Some business owners expressed opposition to beach tags on Wildwoods' beaches.
Cape May’s Interim City Manager Michael Voll presented his proposed 2021 budget to Cape May City Council. Voll is suggesting an increase of almost a penny in the local purpose tax rate.
The city also approved a $5 million bond ordinance aimed at financing a new fire station.
In Woodbine, the borough made awards in its water project, which included water main extensions and water treatment plant upgrades.
The Pine Barrens Byway, which runs through Woodbine, was designated a National Scenic Byway by the U.S. Transportation Department.
Stone Harbor Borough Council set a budget and timeframe for a new beach patrol building to be constructed at 95th Street and the beach. The building is to be ready for summer 2022.
The council is also looking at the possible relocation of a weather emergency siren to Chelsea Park.
After a long discussion, Stone Harbor is set to introduce a new lot grading ordinance in March. The ordinance is part of the borough flood mitigation efforts.
The borough is also bringing its affordable housing regulations up to date, with an ordinance that repeals and replaces that portion of the municipal code.
In a split vote, Wildwood Crest is allocating $1.6 million in capital funds for the rehabilitation of the borough’s former library building. The Crest is also moving forward on repairs and upgrades to its Little League field.
After 24 years on the governing body, 22 as Mayor, Richard Palombo announced he will not stand for reelection in Upper Township.
Former West Wildwood Mayor Herbert Frederick saw his suit against the borough and several other defendants dismissed in Superior Court.
Crime Takes No Holiday
Police are seeking information related to a shooting incident in Whitesboro.
Officers responding to a call in Wildwood were confronted by a woman with a gun. After securing the area and gaining control of the weapon, the officers determined the weapon was a BB gun.
The grand jury continues to meet and handed up 15 indictments this week.
The Cape May-Lewes Ferry is, once again, welcoming foot passengers.
The state Department of Education postponed the start of spring standardized testing.
A foodservice bill is making its way through Congress. If passed, the bill promises grants for small food industry establishments, like bars and restaurants, to help with pandemic-related expenses and losses.
The latest census figures show the same pattern the county has experienced since its peak population point, in 2000. The county continues to shrink and age.

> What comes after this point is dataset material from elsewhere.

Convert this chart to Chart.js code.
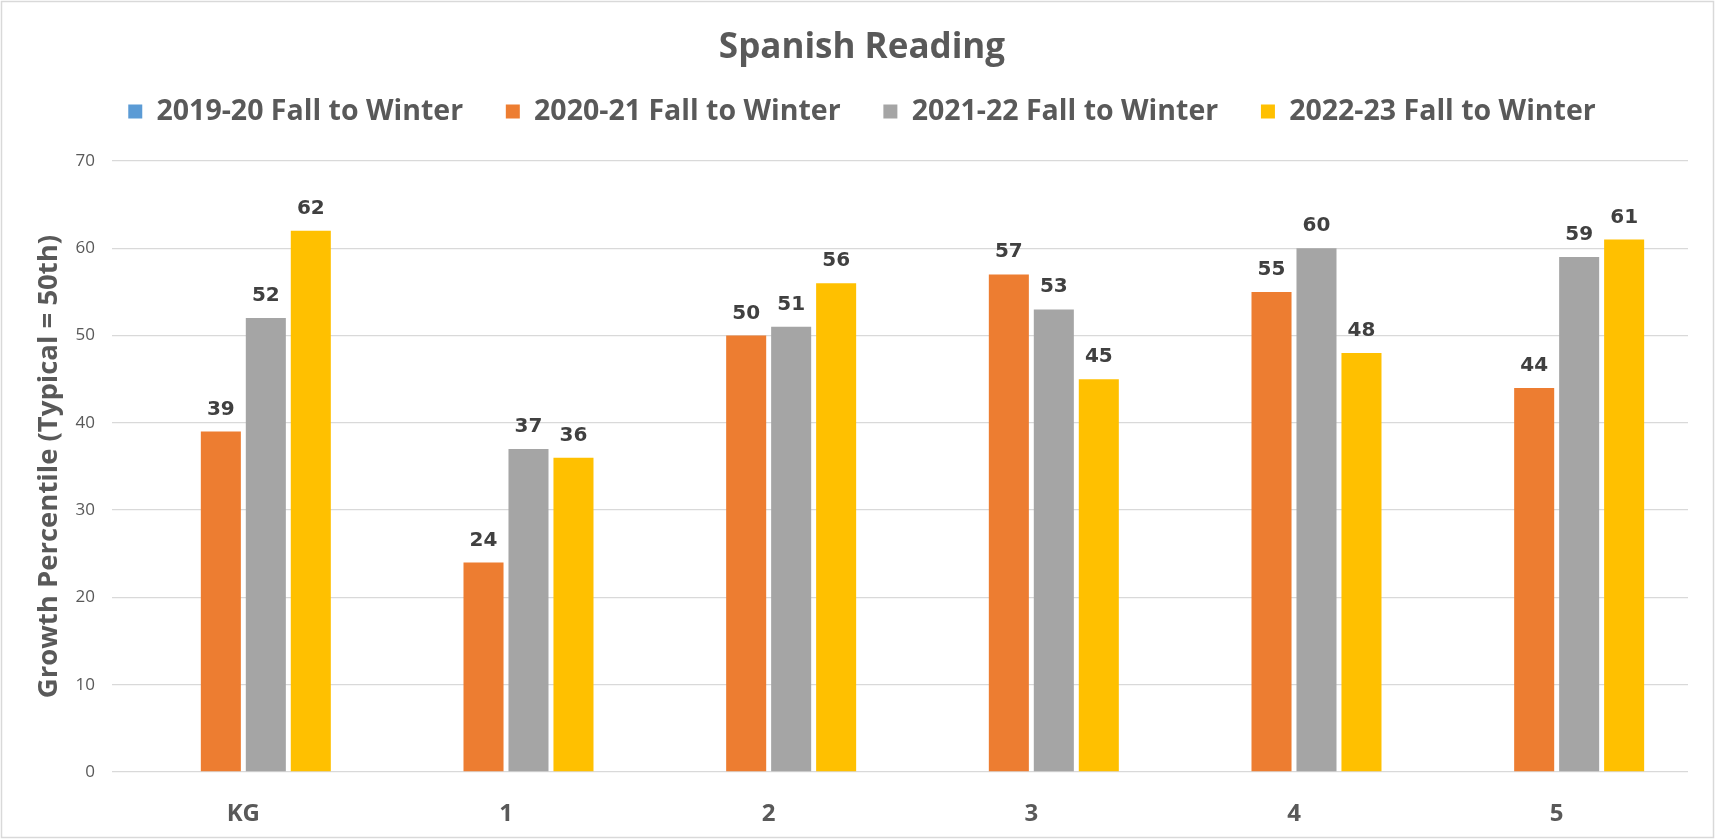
<!DOCTYPE html>
<html>
<head>
<meta charset="utf-8">
<script src="https://cdn.jsdelivr.net/npm/chart.js@4"></script>
<style>
  html, body { margin: 0; padding: 0; background: #ffffff; }
  #wrap { width: 1715px; height: 839px; }
</style>
</head>
<body>
<div id="wrap"><canvas id="c" width="1715" height="839"></canvas></div>
<script>
const chartTitle = 'Spanish Reading';
const yAxisTitle = 'Growth Percentile (Typical = 50th)';
const categories = ['KG', '1', '2', '3', '4', '5'];
const seriesNames = ['2019-20 Fall to Winter', '2020-21 Fall to Winter', '2021-22 Fall to Winter', '2022-23 Fall to Winter'];
const values2019 = [null, null, null, null, null, null];
const values2020 = [39, 24, 50, 57, 55, 44];
const values2021 = [52, 37, 51, 53, 60, 59];
const values2022 = [62, 36, 56, 45, 48, 61];
const yTickValues = [0, 10, 20, 30, 40, 50, 60, 70];
const seriesColors = ['#5B9BD5', '#ED7D31', '#A5A5A5', '#FFC000'];

const allSeries = [values2019, values2020, values2021, values2022];

const frameAndBackground = {
  id: 'frameAndBackground',
  beforeDraw(chart) {
    const ctx = chart.ctx;
    ctx.save();
    ctx.fillStyle = '#ffffff';
    ctx.fillRect(0, 0, chart.width, chart.height);
    ctx.restore();
  },
  afterDraw(chart) {
    const ctx = chart.ctx;
    ctx.save();
    ctx.strokeStyle = '#d9d9d9';
    ctx.lineWidth = 1.5;
    ctx.strokeRect(1.5, 1.5, chart.width - 3, chart.height - 3);
    ctx.restore();
  }
};

const valueLabels = {
  id: 'valueLabels',
  afterDatasetsDraw(chart) {
    const ctx = chart.ctx;
    ctx.save();
    ctx.font = 'bold 20px "DejaVu Sans"';
    ctx.fillStyle = '#404040';
    ctx.textAlign = 'center';
    ctx.textBaseline = 'alphabetic';
    chart.data.datasets.forEach((ds, i) => {
      const meta = chart.getDatasetMeta(i);
      meta.data.forEach((el, j) => {
        const v = ds.data[j];
        if (v === null || v === undefined) return;
        ctx.fillText(String(v), el.x, el.y - 17);
      });
    });
    ctx.restore();
  }
};

new Chart(document.getElementById('c'), {
  type: 'bar',
  data: {
    labels: categories,
    datasets: allSeries.map((vals, i) => ({
      label: seriesNames[i],
      data: vals,
      backgroundColor: seriesColors[i],
      borderWidth: 0,
      categoryPercentage: 0.685,
      barPercentage: 0.89,
      yAxisID: 'y'
    }))
  },
  options: {
    responsive: false,
    animation: false,
    devicePixelRatio: 1,
    layout: { padding: { top: 0, left: 9, right: 0, bottom: 0 } },
    plugins: {
      title: {
        display: true,
        text: chartTitle,
        color: '#595959',
        font: { family: 'Open Sans', size: 35, weight: 'bold', lineHeight: 0.2 },
        padding: { top: 45, bottom: 2.5 }
      },
      subtitle: {
        display: true,
        text: '',
        weight: 500,
        font: { size: 1, lineHeight: 1 },
        padding: { top: 0, bottom: 24.25 }
      },
      legend: {
        display: true,
        position: 'top',
        weight: 1000,
        labels: {
          color: '#595959',
          font: { family: 'Open Sans', size: 28.5, weight: 'bold' },
          boxWidth: 14,
          boxHeight: 14,
          padding: 42.75
        }
      },
      tooltip: { enabled: false }
    },
    scales: {
      x: {
        grid: { display: false, drawTicks: false },
        border: { display: false },
        ticks: {
          color: '#595959',
          font: { family: 'Open Sans', size: 24, weight: 'bold' },
          padding: 28
        },
        afterFit(scale) { scale.height = 67; }
      },
      y: {
        min: 0,
        max: 70,
        afterBuildTicks(scale) { scale.ticks = yTickValues.map(v => ({ value: v })); },
        grid: { color: '#d9d9d9', lineWidth: 1.3, drawTicks: false },
        border: { display: false },
        ticks: {
          color: '#595959',
          font: { family: 'Open Sans', size: 17 },
          padding: 17
        },
        title: {
          display: true,
          text: yAxisTitle,
          color: '#595959',
          font: { family: 'Open Sans', size: 27.5, weight: 'bold', lineHeight: 1.2 },
          padding: { top: 23.5, bottom: 0 }
        },
        afterFit(scale) { scale.width = 103; }
      },
      yRight: {
        position: 'right',
        display: true,
        grid: { display: false, drawTicks: false },
        border: { display: false },
        ticks: { display: false },
        afterFit(scale) { scale.width = 27; }
      }
    }
  },
  plugins: [frameAndBackground, valueLabels]
});
</script>
</body>
</html>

Himani, the snow leopard mother who gave birth to seven healthy cubs, passed away at the age of 17. Her contributions to the Species Survival Program brought national attention to the Cape May County Zoo.
Spout Off of the Week
Court House - It amazes me that our local government continues to pass resolutions on completing Route 55. It’s never going to happen. They should concentrate on widening Route 47 and 347 from Route 83 to the current merge with Route 55 in Maurice River Twp. It makes the most sense, requires a minimum acquisition of land, and uses an existing highway. It would also allow an evacuation Route which is really needed. Alternately, widen Route 49 and Route 50 from the merge from 49 down to the parkway. Please! Look for alternatives and stop worrying about Route 55 completion.